**RECORD EXCERPTS**
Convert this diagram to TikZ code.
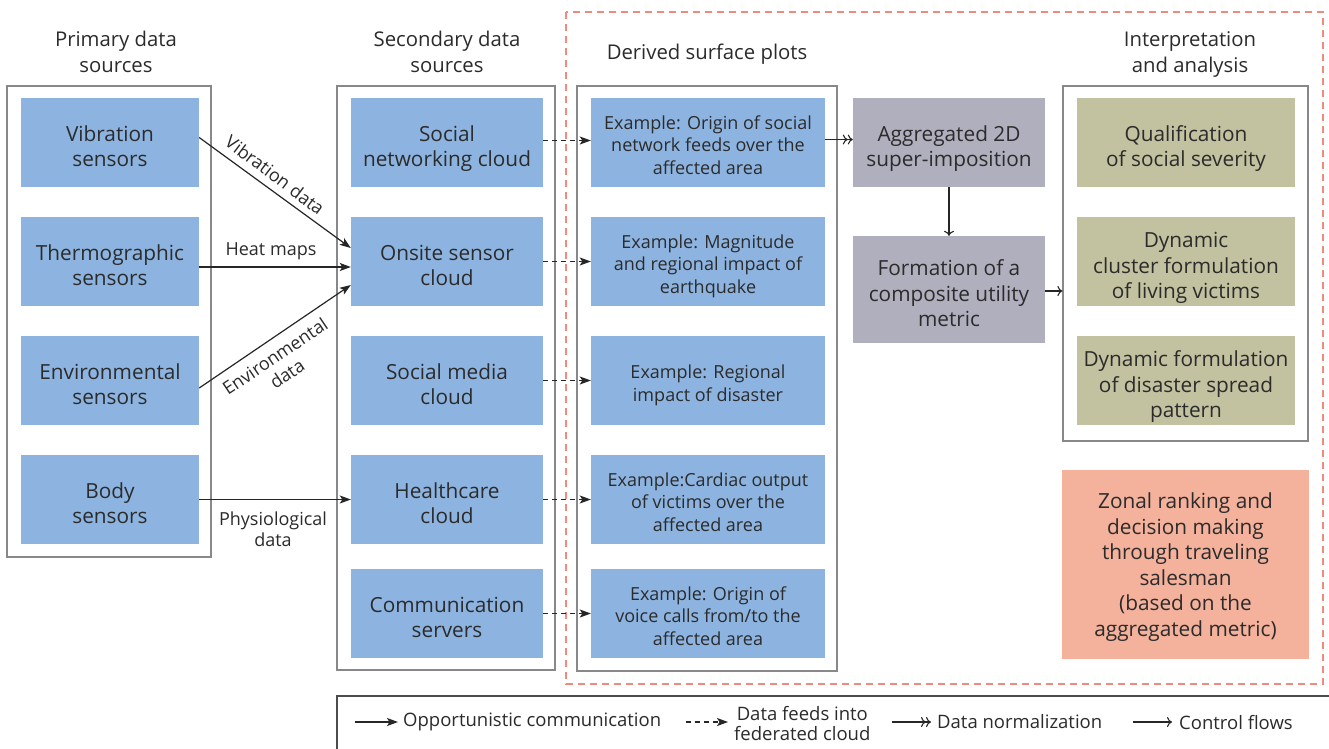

--

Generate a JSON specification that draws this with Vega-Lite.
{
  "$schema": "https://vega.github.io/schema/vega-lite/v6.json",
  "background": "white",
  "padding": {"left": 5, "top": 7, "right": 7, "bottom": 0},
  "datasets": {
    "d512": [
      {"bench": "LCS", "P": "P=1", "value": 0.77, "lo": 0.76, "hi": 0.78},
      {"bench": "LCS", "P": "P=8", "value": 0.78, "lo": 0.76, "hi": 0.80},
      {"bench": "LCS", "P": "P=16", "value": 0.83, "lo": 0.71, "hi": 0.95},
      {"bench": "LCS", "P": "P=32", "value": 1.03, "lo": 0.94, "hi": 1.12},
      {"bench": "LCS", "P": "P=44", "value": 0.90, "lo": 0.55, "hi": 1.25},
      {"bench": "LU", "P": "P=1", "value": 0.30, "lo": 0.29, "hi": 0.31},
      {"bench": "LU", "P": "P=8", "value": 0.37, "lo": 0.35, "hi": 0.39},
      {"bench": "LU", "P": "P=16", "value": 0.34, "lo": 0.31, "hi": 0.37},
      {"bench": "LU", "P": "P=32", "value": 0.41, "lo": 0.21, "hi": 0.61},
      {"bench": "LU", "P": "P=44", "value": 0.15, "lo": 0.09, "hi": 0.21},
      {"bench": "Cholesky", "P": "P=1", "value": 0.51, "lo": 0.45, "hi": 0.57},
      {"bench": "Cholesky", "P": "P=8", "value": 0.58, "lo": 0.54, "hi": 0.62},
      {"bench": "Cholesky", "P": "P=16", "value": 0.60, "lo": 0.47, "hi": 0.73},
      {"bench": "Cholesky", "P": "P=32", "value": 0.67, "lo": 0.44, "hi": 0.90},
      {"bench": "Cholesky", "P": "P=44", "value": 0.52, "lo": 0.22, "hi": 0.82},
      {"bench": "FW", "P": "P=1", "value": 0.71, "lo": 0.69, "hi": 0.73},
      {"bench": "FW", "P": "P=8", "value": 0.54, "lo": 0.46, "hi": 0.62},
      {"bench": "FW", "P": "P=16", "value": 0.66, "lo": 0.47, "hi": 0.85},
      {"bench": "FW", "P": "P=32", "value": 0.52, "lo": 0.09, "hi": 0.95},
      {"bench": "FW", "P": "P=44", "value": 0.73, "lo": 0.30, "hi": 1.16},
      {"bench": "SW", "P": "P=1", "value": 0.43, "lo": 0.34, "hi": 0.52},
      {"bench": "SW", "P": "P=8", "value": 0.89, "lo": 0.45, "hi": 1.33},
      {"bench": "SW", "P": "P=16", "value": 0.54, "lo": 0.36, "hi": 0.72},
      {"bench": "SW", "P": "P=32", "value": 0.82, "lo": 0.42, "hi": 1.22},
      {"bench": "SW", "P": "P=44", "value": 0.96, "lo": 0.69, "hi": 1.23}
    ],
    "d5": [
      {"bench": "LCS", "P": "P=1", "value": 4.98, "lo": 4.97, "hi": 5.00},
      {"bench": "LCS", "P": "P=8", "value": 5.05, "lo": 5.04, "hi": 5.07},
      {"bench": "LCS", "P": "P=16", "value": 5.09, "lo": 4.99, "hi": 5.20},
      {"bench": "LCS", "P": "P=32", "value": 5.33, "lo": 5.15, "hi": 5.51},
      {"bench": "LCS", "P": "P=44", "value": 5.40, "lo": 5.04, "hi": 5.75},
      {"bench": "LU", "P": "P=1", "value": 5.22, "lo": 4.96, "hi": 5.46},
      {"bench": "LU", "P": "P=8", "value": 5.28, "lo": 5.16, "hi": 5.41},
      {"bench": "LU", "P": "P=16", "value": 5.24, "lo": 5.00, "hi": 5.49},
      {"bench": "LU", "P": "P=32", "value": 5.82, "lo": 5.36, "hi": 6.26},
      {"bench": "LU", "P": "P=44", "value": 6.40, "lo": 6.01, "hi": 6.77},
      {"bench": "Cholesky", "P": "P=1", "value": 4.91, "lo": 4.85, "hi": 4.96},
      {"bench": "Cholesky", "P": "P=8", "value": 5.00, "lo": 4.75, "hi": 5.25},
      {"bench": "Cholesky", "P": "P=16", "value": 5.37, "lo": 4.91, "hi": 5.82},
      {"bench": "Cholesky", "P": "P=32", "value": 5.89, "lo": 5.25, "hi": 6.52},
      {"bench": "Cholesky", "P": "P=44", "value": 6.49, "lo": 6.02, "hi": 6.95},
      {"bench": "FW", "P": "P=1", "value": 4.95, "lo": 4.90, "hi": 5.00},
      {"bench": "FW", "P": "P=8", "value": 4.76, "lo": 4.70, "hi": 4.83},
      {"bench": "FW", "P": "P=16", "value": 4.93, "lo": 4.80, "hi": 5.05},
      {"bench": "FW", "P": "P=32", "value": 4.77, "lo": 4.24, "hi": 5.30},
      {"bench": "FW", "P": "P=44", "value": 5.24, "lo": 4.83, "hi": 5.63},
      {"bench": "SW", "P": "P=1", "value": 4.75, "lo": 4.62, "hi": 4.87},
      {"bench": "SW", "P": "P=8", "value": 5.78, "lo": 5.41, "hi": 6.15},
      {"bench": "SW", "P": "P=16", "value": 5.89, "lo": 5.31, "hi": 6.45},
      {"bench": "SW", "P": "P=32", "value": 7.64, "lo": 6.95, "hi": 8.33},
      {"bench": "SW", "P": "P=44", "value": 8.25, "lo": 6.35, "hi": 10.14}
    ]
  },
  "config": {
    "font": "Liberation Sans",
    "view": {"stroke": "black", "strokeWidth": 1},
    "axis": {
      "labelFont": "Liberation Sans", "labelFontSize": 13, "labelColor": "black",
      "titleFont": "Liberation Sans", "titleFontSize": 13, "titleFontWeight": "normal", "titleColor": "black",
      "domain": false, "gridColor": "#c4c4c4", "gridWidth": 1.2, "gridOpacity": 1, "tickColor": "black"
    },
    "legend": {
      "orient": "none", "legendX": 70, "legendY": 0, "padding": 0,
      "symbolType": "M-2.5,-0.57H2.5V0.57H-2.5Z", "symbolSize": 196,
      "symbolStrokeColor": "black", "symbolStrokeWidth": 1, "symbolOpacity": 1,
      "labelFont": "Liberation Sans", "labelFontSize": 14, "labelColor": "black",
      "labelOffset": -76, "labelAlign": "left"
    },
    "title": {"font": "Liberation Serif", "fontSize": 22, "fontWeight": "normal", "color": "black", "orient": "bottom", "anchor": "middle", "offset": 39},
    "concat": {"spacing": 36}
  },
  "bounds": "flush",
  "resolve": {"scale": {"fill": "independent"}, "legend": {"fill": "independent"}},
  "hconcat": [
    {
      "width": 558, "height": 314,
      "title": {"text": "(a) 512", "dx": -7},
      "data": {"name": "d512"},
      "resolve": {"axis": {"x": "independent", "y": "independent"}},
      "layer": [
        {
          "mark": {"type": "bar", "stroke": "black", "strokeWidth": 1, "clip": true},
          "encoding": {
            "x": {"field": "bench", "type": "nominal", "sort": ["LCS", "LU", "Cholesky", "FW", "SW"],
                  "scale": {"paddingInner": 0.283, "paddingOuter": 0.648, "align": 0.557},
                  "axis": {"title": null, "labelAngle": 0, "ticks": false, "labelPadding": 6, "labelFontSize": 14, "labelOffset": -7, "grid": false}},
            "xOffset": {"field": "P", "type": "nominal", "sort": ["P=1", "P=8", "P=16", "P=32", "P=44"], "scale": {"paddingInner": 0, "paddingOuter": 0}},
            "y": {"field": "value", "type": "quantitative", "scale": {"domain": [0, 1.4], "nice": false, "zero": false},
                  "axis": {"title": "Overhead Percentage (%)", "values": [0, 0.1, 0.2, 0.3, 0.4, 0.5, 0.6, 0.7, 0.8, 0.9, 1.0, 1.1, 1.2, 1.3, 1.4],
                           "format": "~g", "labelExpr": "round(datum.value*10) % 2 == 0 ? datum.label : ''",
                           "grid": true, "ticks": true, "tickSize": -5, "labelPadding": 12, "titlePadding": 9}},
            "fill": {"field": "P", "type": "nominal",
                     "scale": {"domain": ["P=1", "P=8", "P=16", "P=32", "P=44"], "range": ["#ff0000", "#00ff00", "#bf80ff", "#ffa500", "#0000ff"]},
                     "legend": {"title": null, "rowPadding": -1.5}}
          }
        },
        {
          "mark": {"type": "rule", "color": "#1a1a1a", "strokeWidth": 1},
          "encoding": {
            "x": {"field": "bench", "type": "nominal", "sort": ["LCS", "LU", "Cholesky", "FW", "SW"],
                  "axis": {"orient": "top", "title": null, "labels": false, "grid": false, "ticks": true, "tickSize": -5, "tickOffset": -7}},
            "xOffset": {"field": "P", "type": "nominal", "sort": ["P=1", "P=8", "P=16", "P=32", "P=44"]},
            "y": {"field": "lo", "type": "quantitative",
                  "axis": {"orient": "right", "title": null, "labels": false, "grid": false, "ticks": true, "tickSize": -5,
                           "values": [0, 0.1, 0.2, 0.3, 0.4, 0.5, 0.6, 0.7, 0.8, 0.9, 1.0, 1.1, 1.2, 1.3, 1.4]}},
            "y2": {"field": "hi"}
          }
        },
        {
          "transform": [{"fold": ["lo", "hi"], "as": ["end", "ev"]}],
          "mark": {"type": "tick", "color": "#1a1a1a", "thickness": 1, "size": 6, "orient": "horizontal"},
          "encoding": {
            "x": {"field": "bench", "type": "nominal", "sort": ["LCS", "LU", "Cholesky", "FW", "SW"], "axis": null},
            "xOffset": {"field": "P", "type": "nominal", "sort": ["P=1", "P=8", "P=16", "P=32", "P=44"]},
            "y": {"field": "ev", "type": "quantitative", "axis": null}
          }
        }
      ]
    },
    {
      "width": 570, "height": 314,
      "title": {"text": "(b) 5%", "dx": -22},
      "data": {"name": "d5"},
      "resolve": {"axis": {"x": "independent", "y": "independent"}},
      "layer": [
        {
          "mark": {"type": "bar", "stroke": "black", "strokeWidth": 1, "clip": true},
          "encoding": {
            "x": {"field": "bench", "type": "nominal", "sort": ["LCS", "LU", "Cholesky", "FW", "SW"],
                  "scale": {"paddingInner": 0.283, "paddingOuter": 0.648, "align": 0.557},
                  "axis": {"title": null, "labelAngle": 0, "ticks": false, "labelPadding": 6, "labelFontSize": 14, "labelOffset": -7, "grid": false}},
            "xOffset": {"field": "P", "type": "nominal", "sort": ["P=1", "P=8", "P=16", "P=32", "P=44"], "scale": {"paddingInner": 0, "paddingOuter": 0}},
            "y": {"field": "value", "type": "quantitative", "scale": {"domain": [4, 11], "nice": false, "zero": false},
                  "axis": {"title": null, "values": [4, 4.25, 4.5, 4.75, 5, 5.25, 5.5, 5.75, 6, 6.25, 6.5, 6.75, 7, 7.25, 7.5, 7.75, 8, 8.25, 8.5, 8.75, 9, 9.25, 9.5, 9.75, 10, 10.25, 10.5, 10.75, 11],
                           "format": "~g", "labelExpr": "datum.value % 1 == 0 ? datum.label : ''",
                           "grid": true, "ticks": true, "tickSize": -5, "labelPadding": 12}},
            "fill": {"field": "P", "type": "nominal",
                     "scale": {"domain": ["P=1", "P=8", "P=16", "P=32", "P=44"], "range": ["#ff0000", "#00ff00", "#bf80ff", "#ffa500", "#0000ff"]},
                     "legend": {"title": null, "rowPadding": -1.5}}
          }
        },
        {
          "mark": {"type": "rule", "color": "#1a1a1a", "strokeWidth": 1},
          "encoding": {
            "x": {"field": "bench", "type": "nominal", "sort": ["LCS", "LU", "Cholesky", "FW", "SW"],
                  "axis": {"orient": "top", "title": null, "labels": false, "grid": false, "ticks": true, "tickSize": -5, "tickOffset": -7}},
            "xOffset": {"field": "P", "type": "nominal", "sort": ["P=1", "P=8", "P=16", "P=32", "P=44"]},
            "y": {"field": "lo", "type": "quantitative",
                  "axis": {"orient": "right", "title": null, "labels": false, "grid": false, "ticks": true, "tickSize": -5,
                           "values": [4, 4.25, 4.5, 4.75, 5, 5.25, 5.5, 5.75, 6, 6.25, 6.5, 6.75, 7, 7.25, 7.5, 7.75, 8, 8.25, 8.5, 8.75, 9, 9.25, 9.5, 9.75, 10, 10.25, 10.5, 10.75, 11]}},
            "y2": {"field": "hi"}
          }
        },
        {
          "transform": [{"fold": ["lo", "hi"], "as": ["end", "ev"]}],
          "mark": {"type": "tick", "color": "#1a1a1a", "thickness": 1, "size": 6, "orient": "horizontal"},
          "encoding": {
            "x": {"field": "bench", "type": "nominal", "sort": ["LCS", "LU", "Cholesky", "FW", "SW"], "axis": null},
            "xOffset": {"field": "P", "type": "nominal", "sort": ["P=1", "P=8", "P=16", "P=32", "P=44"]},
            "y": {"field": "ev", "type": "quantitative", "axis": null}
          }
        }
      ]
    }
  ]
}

**WHAT YOU WILL DO**
Show each line in the entries that holds the string "this".

**WRITTEN RESPONSE**
Convert this diagram to TikZ code.
Generate a JSON specification that draws this with Vega-Lite.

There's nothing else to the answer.